Getting kids ready for school isn't expected to be cheap: The National Retail Federation is predicting back-to-school spending will average more than $688 per K-12 student, up from $603 last year.
That's welcome news for retailers, as back-to-school spending is expected to count for $30.3 billion in total sales. Combined with an additional $50 billion or so in spending to get students ready to leave for college, that makes summer school shopping the second-biggest annual retail event, behind only the winter holidays, NRF says.
But everything isn't rosy.

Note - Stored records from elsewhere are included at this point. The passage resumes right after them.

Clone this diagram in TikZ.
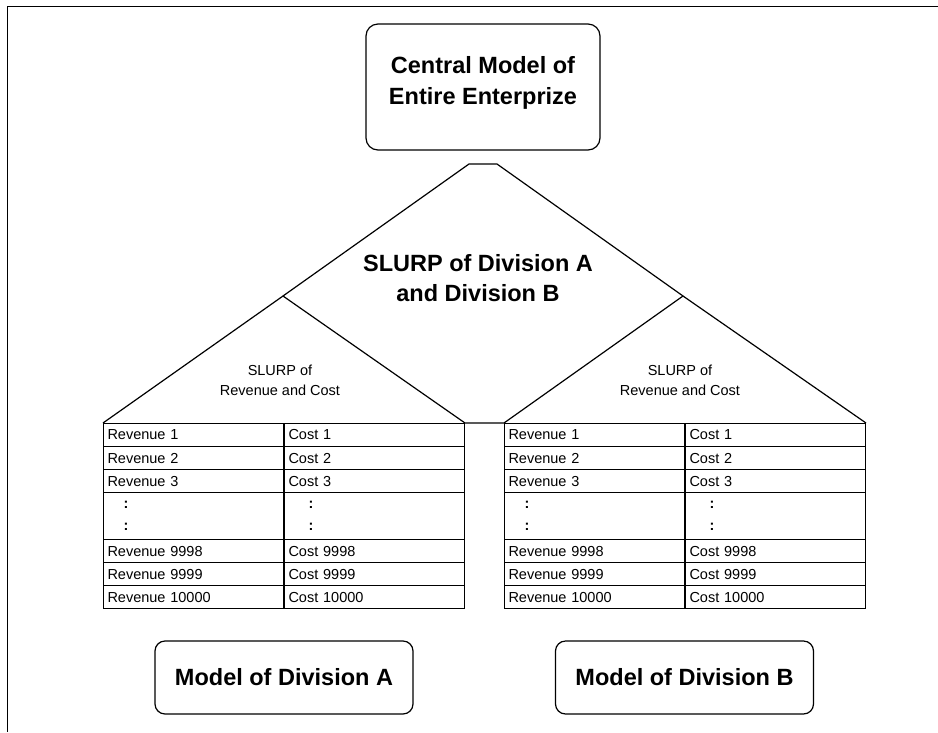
\documentclass[tikz,border=0pt]{standalone}
\usepackage{fontspec}
\setmainfont{Liberation Sans}
\usetikzlibrary{positioning}

\begin{document}
\begin{tikzpicture}[x=1pt, y=-1pt, line width=1.2pt,
  model/.style={rectangle, draw, rounded corners=12pt, align=center,
                font=\fontsize{23.5}{31}\selectfont\bfseries},
  cell/.style={rectangle, draw, line width=1pt, anchor=north west, text width=172pt, inner sep=4pt,
               minimum height=23pt, align=left, font=\fontsize{14.5}{22}\selectfont},
  slurp/.style={align=center, font=\fontsize{14.5}{20}\selectfont},
  big/.style={align=center, font=\fontsize{23.5}{30}\selectfont\bfseries}
]
\useasboundingbox (0,0) rectangle (938,732);
% Frame
\draw[line width=1pt] (938,6) -- (7,6) -- (7,732);

% Top — central model
\node[model, minimum width=234pt, minimum height=126pt] at (483,87) (central) {};
\node[big, font=\fontsize{23.5}{31}\selectfont\bfseries] at ([yshift=4.5pt]central.center) (centraltxt)
  {Central Model of\\Entire Enterprize};

% Tables of Division A and B
\foreach \tab/\dx in {A/103, B/504} {
  \foreach \r/\y/\rev/\cost in {1/423/Revenue 1/Cost 1, 2/446/Revenue 2/Cost 2,
                                3/469/Revenue 3/Cost 3, 5/539/Revenue 9998/Cost 9998,
                                6/562/Revenue 9999/Cost 9999, 7/585/Revenue 10000/Cost 10000} {
    \node[cell] at (\dx,\y) (\tab-\r-rev) {\rev};
    \node[cell] at (\tab-\r-rev.north east) (\tab-\r-cost) {\cost};
  }
  \node[cell, minimum height=47pt] at (\dx,492) (\tab-4-rev) {\hspace*{16pt}\textbf{:}\\\hspace*{16pt}\textbf{:}};
  \node[cell, minimum height=47pt] at (\tab-4-rev.north east) (\tab-4-cost) {\hspace*{20pt}\textbf{:}\\\hspace*{20pt}\textbf{:}};
}

% Triangles
\coordinate (apexL) at (469,164);
\coordinate (apexR) at (497,164);
\coordinate (peakA) at (283,296);
\coordinate (peakB) at (683,296);
\draw (peakA) -- (apexL) -- (apexR) -- (peakB);
\draw (A-1-rev.north west) -- (peakA) -- (A-1-cost.north east)
      -- (B-1-rev.north west) -- (peakB) -- (B-1-cost.north east);

% Labels
\node[big] at (478,278) (slurpAB) {SLURP of Division A\\and Division B};
\node[slurp] at (280,380) (slurpA) {SLURP of\\Revenue and Cost};
\node[slurp] at (680,380) (slurpB) {SLURP of\\Revenue and Cost};

% Bottom — division models
\node[model, minimum width=258pt, minimum height=73pt, rounded corners=10pt] at (284,677.5) (divA) {Model of Division A};
\node[model, minimum width=258pt, minimum height=73pt, rounded corners=10pt] at (684.5,677.5) (divB) {Model of Division B};
\end{tikzpicture}
\end{document}
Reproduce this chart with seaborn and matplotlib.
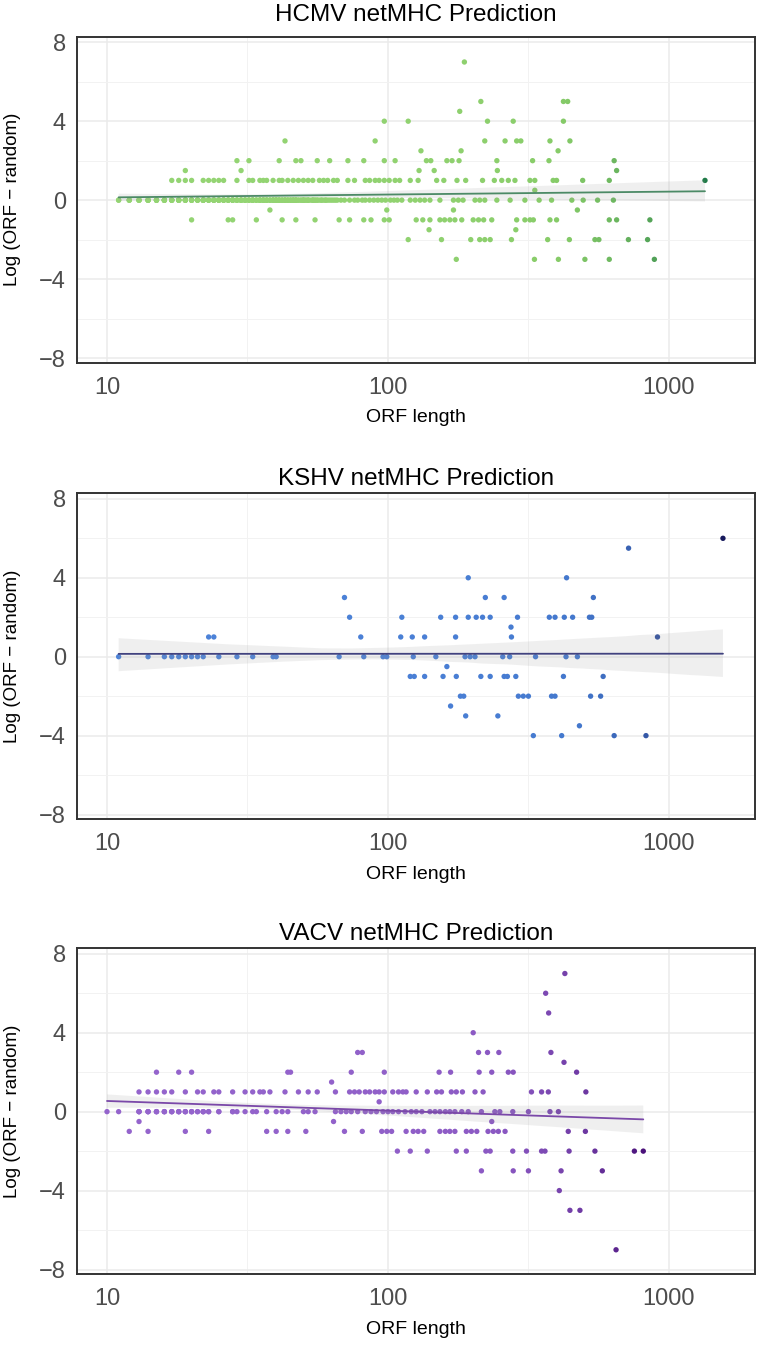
import numpy as np
import pandas as pd
import matplotlib
matplotlib.use("Agg")
import matplotlib.pyplot as plt
from matplotlib.colors import LinearSegmentedColormap
from matplotlib.ticker import FixedLocator, FixedFormatter, NullFormatter
import seaborn as sns

# ---------------- data ----------------
titles = ["HCMV netMHC Prediction", "KSHV netMHC Prediction", "VACV netMHC Prediction"]

hcmv_levels = [7, 5, 4.5, 4, 3, 2.5, 2, 1.5, 1, 0.5, 0, 0, 0, -0.5, -1, -1.5, -2, -3]
hcmv_lengths = [
    [187],
    [214, 421, 436],
    [180],
    [97, 118, 226, 279, 421],
    [43, 90, 221, 261, 287, 297, 377, 444],
    [131, 182, 403],
    [29, 32, 41, 47, 49, 56, 62, 72, 82, 97, 106, 137, 142, 162, 169, 179, 244, 327, 374, 638],
    [19, 30, 129, 146, 245, 651],
    [17, 18, 19, 20, 22, 23, 24, 25, 26, 29, 32, 33, 35, 36, 37, 39, 41, 42, 44, 46, 48, 50,
     52, 54, 57, 59, 61, 64, 66, 72, 76, 83, 86, 90, 93, 97, 101, 106, 110, 120, 128, 149,
     158, 176, 189, 217, 239, 254, 268, 283, 320, 333, 387, 398, 493, 613, 1343],
    [333],
    [11, 12, 13, 14, 15, 16, 17, 18, 19, 20, 21, 22, 23, 24, 25, 26, 27, 28, 29, 30, 31, 32,
     33, 35, 36, 37, 39, 40, 41, 43, 44, 46, 47, 49, 50, 52, 54, 55, 57, 59, 61, 63, 65, 73,
     76, 78, 81, 83, 86, 89, 92, 95, 98, 102, 105, 108, 112, 120, 125, 130, 135, 141, 153,
     171, 178, 185, 204, 212, 221, 244, 272, 307, 345, 382, 451, 495, 557, 634],
    # overlapping marks hidden inside the dense zero band (short ORFs)
    [15, 16, 17, 18, 19, 20, 21, 22, 23, 24, 25, 26, 27, 28, 29, 30, 31, 32, 33, 34, 35, 36,
     37, 38, 39, 40, 41, 42, 43, 44, 45, 46, 47, 48, 49, 50, 51, 52, 53, 54, 55, 56, 58, 60,
     62, 64, 66, 68, 70, 20, 22, 24, 26, 28, 30, 32, 34, 36, 38, 40, 45, 50],
    [11, 12, 13, 14, 15, 16, 17, 18, 19, 20, 21, 22, 23, 24, 25, 26, 27, 28, 29, 30, 31, 32,
     33, 34, 35, 36, 37, 38, 39, 40, 41, 42, 43, 44, 45, 46, 47, 48, 50, 52, 54, 56, 58, 60,
     12, 13, 14, 15, 16, 17, 18, 19, 21, 23, 25, 27, 29, 31, 33, 35, 37, 39, 41, 43, 47, 51,
     13, 14, 15, 16, 17, 18, 19, 20, 22, 24, 26, 28, 30, 33, 36, 39, 42, 46, 14, 16, 18, 20,
     22, 25, 28, 31, 35, 40],
    [38, 99, 171, 472],
    [20, 27, 28, 34, 42, 47, 55, 67, 73, 82, 87, 97, 101, 126, 133, 141, 153, 159, 166, 173,
     183, 201, 210, 219, 234, 287, 307, 320, 329, 377, 398, 613, 651, 855],
    [140, 285],
    [118, 155, 197, 212, 221, 231, 275, 370, 442, 545, 563, 717, 839],
    [175, 332, 404, 502, 613, 887],
]

kshv_levels = [6, 5.5, 4, 3, 2, 1.5, 1, 0, -0.5, -1, -2, -2.5, -3, -3.5, -4]
kshv_lengths = [
    [1556],
    [718],
    [193, 432],
    [70, 222, 259, 538],
    [73, 112, 154, 174, 193, 206, 217, 231, 289, 375, 393, 424, 454, 521, 531],
    [274],
    [23, 24, 80, 111, 122, 135, 174, 275, 910],
    [11, 14, 16, 17, 18, 19, 20, 21, 22, 25, 29, 33, 39, 40, 67, 82, 96, 99, 123, 148, 188,
     196, 204, 256, 271, 335, 430, 472],
    [162],
    [120, 124, 135, 157, 175, 214, 231, 259, 266, 285, 421, 583],
    [181, 186, 291, 303, 316, 382, 393, 526, 571],
    [167],
    [189, 246],
    [480],
    [329, 415, 638, 828],
]

vacv_levels = [7, 6, 5, 4, 3, 2.5, 2, 1.5, 1, 0.5, 0, 0, -0.5, -1, -2, -3, -4, -5, -7]
vacv_lengths = [
    [426],
    [364],
    [373],
    [201],
    [78, 81, 210, 226, 248, 380],
    [423],
    [15, 18, 20, 44, 45, 74, 97, 152, 167, 211, 234, 268, 279, 469],
    [63],
    [13, 14, 15, 16, 17, 19, 21, 22, 24, 25, 28, 31, 33, 35, 36, 38, 43, 48, 52, 56, 65, 73,
     76, 79, 83, 86, 90, 93, 97, 104, 109, 113, 116, 126, 138, 149, 155, 168, 175, 184, 204,
     218, 324, 352, 372, 506],
    [93],
    [10, 11, 13, 14, 15, 16, 17, 18, 19, 20, 21, 22, 23, 25, 28, 29, 31, 33, 34, 37, 40, 42,
     44, 50, 52, 55, 65, 68, 71, 74, 78, 83, 87, 91, 96, 100, 104, 109, 115, 121, 126, 132,
     141, 147, 153, 160, 166, 173, 183, 193, 215, 240, 250, 278, 316, 377, 404],
    # overlapping marks hidden inside the dense zero band (short ORFs)
    [13, 14, 15, 16, 17, 18, 19, 20, 21, 22, 23, 25, 13, 14, 15, 16, 17, 18, 19, 20, 22, 28],
    [13, 64, 234],
    [12, 14, 19, 23, 37, 40, 44, 51, 70, 81, 95, 99, 103, 116, 123, 128, 134, 153, 160, 166,
     173, 190, 198, 207, 227, 237, 247, 261, 438, 504],
    [108, 120, 138, 175, 190, 223, 231, 278, 311, 352, 362, 441, 545, 753, 810],
    [215, 279, 316, 413, 579],
    [407],
    [444, 482],
    [648],
]

x_ticks = [10, 100, 1000]
x_tick_labels = ["10", "100", "1000"]
y_ticks = [-8, -4, 0, 4, 8]

# ---------------- styling ----------------
point_colors = [("#94D473", "#86CB68", "#1F7A47"),
                ("#4C82D8", "#4377CC", "#16195C"),
                ("#9464CC", "#8A58C2", "#4A117A")]
line_colors = ["#4C8A66", "#41427F", "#7A48A8"]
title_pads = [11, 6, 6]

sns.set_style("white")
plt.rcParams["font.family"] = ["Liberation Sans", "DejaVu Sans"]

fig = plt.figure(figsize=(7.6, 13.46), dpi=100)
bottoms = [0.7305, 0.3913, 0.0533]

datasets = [(hcmv_levels, hcmv_lengths), (kshv_levels, kshv_lengths), (vacv_levels, vacv_lengths)]

for i, ((levels, lengths), title) in enumerate(zip(datasets, titles)):
    ax = fig.add_axes([0.1013, bottoms[i], 0.8921, 0.2422])
    L = [l for lv, ls in zip(levels, lengths) for l in ls]
    V = [lv for lv, ls in zip(levels, lengths) for l in ls]
    df = pd.DataFrame({"len": L, "val": V})
    ax.set_xscale("log")

    c0, c1, c2 = point_colors[i]
    cmap = LinearSegmentedColormap.from_list("p%d" % i, [(0, c0), (0.3, c1), (1, c2)])
    sns.scatterplot(data=df, x="len", y="val", hue="len", palette=cmap,
                    hue_norm=(df["len"].min(), df["len"].max()), s=15, linewidth=0,
                    legend=False, ax=ax, zorder=2)
    n_before = len(ax.collections)
    sns.regplot(data=df, x="len", y="val", logx=True, scatter=False, ax=ax,
                color=line_colors[i], n_boot=1000, seed=3,
                line_kws=dict(lw=1.3, zorder=4))
    for coll in ax.collections[n_before:]:
        coll.set_facecolor((0.6, 0.6, 0.6, 0.28))
        coll.set_edgecolor("none")
        coll.set_zorder(3)

    ax.set_xlim(7.82, 2023)
    ax.set_ylim(-8.24, 8.28)
    ax.xaxis.set_major_locator(FixedLocator(x_ticks))
    ax.xaxis.set_major_formatter(FixedFormatter(x_tick_labels))
    ax.xaxis.set_minor_locator(FixedLocator([10 ** 1.5, 10 ** 2.5]))
    ax.xaxis.set_minor_formatter(NullFormatter())
    ax.set_yticks(y_ticks)
    ax.set_yticks([-6, -2, 2, 6], minor=True)
    ax.tick_params(which="minor", length=0)
    ax.tick_params(which="major", length=4, width=1.1, color="#333333",
                   labelsize=17, labelcolor="#4D4D4D", direction="out")
    ax.tick_params(axis="x", which="major", pad=6)
    ax.tick_params(axis="y", which="major", pad=4)
    ax.grid(True, which="major", color="#EBEBEB", lw=1.1)
    ax.grid(True, which="minor", color="#F2F2F2", lw=0.7)
    ax.set_axisbelow(True)
    for sp in ax.spines.values():
        sp.set_visible(True)
        sp.set_color("#333333")
        sp.set_linewidth(1.4)

    ax.set_xlabel("ORF length", fontsize=14, color="black", va="top")
    ax.xaxis.set_label_coords(0.5, -0.143)
    ax.set_ylabel("Log (ORF \u2212 random)", fontsize=13.5, color="black")
    ax.yaxis.set_label_coords(-0.083, 0.5)
    ax.set_title(title, fontsize=17.5, color="black", pad=title_pads[i])

fig.savefig("out.png", dpi=100, facecolor="white")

Even though shoppers are planning to spend more on backpacks, pencils, computers and other school-related supplies than last year, 85 percent of those surveyed by NRF said concerns about the economy will influence how, what, when and where they shop.
Here are a few more quick points from the NRF:
- Expect pretty good discounts. "We fully expect retailers to be aggressive with their promotions both in-store and online, keeping an eye on inventory levels as families look to spread out their shopping throughout the entire summer," said NRF chief executive Matthew Shay, in a statement.
- The percentage of shoppers surveyed who are buying at least one back-to-school item online has grown from 10.9 percent in 2003 to 39.6 percent this year.
- That 39.6 percent of shoppers buying things online are planning to spend $874, significantly more than the survey's average (I wonder if online shopping is correlated with a higher income level, or if online shoppers are more likely to be purchasing big-ticket items, like a new laptop).
- The number of people who need to do back-to-school shopping for K-12 students is pretty big: 3 in 10 families noted they have children ages 6 to 17.
- Preparing to send a college freshman away to school is the most expensive back-to-school shopping you can do. The average cost for outfitting a college freshman: $929. Don't worry, though: That drops to $680 for seniors.